Midway through the exercise, the unit received a simulated fragmentary order (FRAGO) to reestablish operations at another location on Fort McCoy. The new location was roughly one hour south of the existing established FOB. The Seabees jumped into action. Using the Seabee’s planning method ‘BAMCIS’, and the Army’s RIMRCIS procedures, plans were established and executed. Following the planning stage, the camp was disassembled and packed in record time with no injuries and 100% accountability of personnel and sensitive items. The Seabees fell into the convoy and again were integrated with setting security, establishing C2, and erecting the new FOB.

Training continued at the new FOB with more military tactics taught by the Army. The training included land navigation and immediate action drills including enemy contact, ambushes, individual tactical movement, and more. Tactical training progressed to a capstone exercise using paintball guns that resembled M4s. The final exercise eventually led to a paintball assault and defense with the two integrated teams. During this assault, the teams created hasty fighting positions, obstacles, and ambushes using paintball claymores. Brigadier General Matthew Baker, Deputy Commanding General of the 416th Theater Engineer Command, was fortunate enough to witness the joint paintball assault on his visit to the FOB.

Following the paintball exercise, Colonel Noel Palmer, Commander of the 372nd EN BDE, had the opportunity to frock two junior enlisted Seabees in the field. With their requirements satisfied and the frocking letters in hand, Construction Electrician 3rd Class Benjamin MacLean was frocked to second class petty officer and Builder Constructionman Sebastian SanchezGarcia was frocked to third class petty officer. Colonel Palmer gave a speech afterward stating how honored he was to participate in the field ceremony and was grateful that his Soldiers were able to witness this unique Navy tradition.

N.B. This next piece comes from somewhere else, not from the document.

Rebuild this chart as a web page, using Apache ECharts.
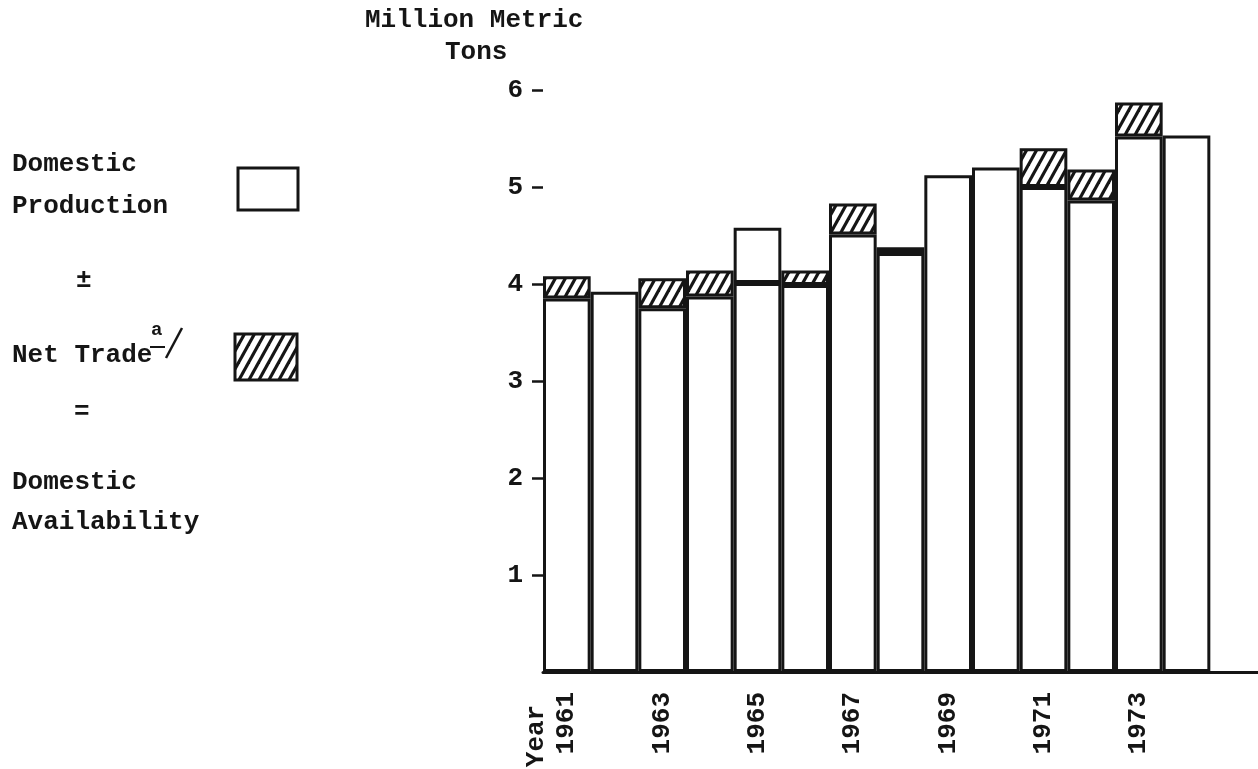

The final FRAGO was received to move back to cantonment and finish the ECT with individual rifle qualification and defensive squad live fire at the Fort McCoy ranges. The individual rifle qualification was executed by the Army’s Range Safety Officer (RSO) utilizing the Navy qualification standard at a known distance of 200 meters. The squad live fire was conducted to simulate defending an area in entrenched fighting positions using live ammunition with popup targets that simulate an enemy force advancing from the perimeter. The Soldiers and Seabees practiced with dry fire, then blanks, finally graduating to live ammunition. Fighting positions had to communicate together to suppress the advancing targets. There was a total of five fighting positions with one being a crew serve position. The Seabees integrated with the Army units, bringing all skills learned throughout the training exercise bear, as they inflicted 50% casualties on the advancing forces, passing the scenario.

Upon completion of the exercise, the ECT ended with a barbeque and an awards ceremony. During the ceremony, three Seabees were decorated with Army medals for their superior performance during the ECT. Senior Chief Builder Chad Bartman was awarded an Army Commendation medal for his exemplary leadership during the ECT. Equipment Operator 2nd Class Susan Tucker and Construction Electrician 2nd Class Benjamin MacLean received the Army Achievement Medal for their outstanding achievements in the field during the ECT.

According to participants, the ECT was successful because of the planning, execution, and contribution by both the Seabees and the Soldiers of the 372nd EN BDE. The experience and relationships that were forged between the Seabees of NMCB 25 and the 372nd EN BDE will foster future joint training evolutions that will improve the readiness of both units, and America’s military fighting force overall.